@atjson/source-html
v0.41.6
Published
Create atjson documents from HTML
Downloads
1,283
Keywords
Readme
🧭 @atjson/source-html
The HTML source turns an HTML document into an annotated document, with the raw HTML source as the text, and all the tags (and attributes) as annotations.
This source can be used to parse and convert HTML pages into another form of markup, like markdown. The snippet of code to do this is:
import HTMLSource from "@atjson/source-html";
import CommonMarkRenderer from "@atjson/renderer-commonmark";
import OffsetSource from "@atjson/offset-annotations";
function htmlToMarkdown(html: string) {
return CommonMarkRenderer.render(
HTMLSource.fromRaw(html).convertTo(OffsetSource)
);
}
🔮 Insights into your HTML
The HTML source is particularly useful to take HTML and be able to modernize it into a rich experience, for example. We've taken a complex static / JS rendered webpage and turned it into a React application using atjson at Condé Nast as an example of how powerful this can be.

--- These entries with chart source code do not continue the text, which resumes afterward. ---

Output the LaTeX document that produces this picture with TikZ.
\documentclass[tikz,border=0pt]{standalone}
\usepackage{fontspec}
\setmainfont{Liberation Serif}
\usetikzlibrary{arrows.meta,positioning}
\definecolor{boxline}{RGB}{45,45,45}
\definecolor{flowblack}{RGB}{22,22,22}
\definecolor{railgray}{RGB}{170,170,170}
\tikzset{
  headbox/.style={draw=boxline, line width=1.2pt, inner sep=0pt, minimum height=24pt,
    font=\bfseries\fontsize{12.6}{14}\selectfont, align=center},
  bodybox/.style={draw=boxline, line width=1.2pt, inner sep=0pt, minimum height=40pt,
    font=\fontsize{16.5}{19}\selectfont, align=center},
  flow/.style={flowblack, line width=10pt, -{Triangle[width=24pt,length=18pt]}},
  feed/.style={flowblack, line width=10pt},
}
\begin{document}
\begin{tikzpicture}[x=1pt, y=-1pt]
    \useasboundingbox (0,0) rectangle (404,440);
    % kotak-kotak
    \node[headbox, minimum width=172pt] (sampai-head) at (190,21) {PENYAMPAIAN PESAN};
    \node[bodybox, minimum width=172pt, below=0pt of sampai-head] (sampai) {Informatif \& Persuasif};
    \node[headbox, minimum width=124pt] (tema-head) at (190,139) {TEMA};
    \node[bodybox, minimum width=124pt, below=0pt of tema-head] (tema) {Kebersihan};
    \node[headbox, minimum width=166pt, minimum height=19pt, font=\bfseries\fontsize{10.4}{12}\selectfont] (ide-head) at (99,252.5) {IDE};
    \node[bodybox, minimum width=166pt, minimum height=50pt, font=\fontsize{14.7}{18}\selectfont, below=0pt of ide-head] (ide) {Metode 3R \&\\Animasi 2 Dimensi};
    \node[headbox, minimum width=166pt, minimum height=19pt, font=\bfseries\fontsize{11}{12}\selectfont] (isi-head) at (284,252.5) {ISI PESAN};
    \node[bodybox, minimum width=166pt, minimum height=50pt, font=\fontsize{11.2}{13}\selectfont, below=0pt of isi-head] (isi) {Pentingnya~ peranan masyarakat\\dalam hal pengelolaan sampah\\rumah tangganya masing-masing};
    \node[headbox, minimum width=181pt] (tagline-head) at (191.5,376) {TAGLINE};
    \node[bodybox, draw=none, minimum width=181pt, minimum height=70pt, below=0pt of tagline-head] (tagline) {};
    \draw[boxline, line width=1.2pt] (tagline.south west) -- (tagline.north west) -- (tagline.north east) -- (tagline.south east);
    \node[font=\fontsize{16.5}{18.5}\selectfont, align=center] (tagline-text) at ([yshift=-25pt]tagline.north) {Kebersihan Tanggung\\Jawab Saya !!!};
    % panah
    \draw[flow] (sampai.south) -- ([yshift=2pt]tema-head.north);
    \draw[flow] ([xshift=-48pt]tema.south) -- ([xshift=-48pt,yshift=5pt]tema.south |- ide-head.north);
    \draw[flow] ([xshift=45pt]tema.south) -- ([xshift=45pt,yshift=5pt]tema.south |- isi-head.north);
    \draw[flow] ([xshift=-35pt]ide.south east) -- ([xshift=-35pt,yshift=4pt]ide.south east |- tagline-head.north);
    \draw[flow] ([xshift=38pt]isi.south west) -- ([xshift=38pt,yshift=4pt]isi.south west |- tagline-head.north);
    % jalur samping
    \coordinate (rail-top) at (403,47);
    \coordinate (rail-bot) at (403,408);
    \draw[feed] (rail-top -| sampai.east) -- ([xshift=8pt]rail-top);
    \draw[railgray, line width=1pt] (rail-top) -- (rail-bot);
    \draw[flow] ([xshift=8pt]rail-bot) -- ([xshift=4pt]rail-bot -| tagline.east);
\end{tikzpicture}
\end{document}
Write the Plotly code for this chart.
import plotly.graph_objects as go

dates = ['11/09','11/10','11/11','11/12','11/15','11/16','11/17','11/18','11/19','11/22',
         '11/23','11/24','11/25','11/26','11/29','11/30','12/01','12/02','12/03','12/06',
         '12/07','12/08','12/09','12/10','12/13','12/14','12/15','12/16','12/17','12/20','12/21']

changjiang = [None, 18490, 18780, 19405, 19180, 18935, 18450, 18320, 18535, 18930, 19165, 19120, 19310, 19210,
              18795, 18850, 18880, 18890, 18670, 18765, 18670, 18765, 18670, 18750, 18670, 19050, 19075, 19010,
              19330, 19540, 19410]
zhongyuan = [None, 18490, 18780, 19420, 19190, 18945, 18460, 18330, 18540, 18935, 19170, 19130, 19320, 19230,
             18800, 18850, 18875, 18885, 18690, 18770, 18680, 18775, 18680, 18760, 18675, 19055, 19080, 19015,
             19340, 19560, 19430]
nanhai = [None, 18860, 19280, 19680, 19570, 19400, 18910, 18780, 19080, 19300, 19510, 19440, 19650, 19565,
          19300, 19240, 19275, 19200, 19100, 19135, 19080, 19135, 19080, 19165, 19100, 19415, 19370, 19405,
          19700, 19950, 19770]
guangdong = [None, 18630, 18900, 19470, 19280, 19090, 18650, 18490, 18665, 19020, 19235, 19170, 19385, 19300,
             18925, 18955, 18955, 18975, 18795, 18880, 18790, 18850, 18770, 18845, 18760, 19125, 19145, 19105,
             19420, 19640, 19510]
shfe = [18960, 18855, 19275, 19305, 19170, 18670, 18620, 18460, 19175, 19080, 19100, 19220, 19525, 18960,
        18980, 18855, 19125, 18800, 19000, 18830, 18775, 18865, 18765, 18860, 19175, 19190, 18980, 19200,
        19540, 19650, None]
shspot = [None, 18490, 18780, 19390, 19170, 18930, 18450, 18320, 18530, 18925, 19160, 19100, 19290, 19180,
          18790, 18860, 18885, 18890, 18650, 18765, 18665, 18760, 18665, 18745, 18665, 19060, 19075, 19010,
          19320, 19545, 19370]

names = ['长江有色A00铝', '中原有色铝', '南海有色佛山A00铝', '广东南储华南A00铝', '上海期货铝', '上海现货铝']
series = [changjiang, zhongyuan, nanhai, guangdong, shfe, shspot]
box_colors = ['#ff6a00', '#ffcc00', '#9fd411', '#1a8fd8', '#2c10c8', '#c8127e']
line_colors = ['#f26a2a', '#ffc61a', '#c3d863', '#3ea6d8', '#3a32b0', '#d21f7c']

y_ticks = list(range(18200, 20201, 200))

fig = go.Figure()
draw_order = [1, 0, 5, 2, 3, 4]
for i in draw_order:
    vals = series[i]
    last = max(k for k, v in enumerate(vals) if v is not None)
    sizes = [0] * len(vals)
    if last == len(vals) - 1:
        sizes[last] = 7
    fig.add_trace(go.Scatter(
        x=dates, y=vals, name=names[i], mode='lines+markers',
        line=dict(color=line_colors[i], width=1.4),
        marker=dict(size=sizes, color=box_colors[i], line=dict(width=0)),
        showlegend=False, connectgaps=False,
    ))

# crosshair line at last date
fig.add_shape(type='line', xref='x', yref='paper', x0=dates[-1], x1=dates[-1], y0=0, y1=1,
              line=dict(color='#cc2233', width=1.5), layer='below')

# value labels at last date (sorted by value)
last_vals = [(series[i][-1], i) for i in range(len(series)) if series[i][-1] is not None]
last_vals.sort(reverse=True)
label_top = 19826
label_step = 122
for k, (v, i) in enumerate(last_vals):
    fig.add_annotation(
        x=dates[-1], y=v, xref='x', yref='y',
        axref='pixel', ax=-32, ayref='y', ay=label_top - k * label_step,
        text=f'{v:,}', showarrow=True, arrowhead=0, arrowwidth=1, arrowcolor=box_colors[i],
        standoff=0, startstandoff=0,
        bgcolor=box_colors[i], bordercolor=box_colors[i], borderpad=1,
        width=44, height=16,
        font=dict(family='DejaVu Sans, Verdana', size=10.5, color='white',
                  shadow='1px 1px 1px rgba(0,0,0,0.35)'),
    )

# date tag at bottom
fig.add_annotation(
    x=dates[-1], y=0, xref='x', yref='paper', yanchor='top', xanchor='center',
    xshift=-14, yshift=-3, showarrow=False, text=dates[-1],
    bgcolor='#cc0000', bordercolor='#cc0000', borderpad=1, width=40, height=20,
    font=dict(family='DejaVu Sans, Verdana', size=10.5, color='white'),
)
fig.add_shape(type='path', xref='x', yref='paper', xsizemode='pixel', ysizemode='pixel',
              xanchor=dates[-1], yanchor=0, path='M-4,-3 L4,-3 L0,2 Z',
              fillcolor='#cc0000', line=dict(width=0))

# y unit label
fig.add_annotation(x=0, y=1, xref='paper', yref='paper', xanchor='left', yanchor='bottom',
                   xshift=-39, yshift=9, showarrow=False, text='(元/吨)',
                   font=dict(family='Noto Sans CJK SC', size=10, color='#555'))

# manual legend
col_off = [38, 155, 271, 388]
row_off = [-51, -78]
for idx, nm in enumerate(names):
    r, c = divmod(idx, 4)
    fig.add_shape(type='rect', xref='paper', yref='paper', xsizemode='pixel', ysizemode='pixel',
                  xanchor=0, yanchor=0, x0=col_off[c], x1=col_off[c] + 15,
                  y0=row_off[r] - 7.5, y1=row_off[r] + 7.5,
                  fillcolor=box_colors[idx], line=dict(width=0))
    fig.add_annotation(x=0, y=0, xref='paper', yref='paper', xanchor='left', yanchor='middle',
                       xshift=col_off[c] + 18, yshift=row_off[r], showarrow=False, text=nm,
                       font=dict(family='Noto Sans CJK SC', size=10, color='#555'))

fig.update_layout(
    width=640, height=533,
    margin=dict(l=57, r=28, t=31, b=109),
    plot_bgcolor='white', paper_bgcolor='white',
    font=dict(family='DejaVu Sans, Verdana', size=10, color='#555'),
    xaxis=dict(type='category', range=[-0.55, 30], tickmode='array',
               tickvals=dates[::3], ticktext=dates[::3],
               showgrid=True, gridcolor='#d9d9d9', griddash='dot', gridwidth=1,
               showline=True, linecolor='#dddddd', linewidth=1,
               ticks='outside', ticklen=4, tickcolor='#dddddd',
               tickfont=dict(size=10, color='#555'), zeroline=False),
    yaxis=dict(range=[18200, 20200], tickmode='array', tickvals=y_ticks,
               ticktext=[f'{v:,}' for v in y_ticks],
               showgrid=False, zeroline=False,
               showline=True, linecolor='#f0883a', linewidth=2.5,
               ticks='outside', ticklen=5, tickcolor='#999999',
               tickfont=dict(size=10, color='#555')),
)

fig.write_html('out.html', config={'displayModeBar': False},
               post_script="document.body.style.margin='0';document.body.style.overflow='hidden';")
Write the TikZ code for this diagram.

💁♂️ How Annotations are generated
We dynamically generate the HTML annotations for this package directly from the WHATWG HTML spec. To regenerate the annotations for this source, run the script in scripts/generate-annotations.js
:
node ./scripts/generate-annotations.js
This will regenerate all files in the annotations directory, so beware! Any manual changes can and probably will be overridden by this script in the future, as the HTML spec evolves over time.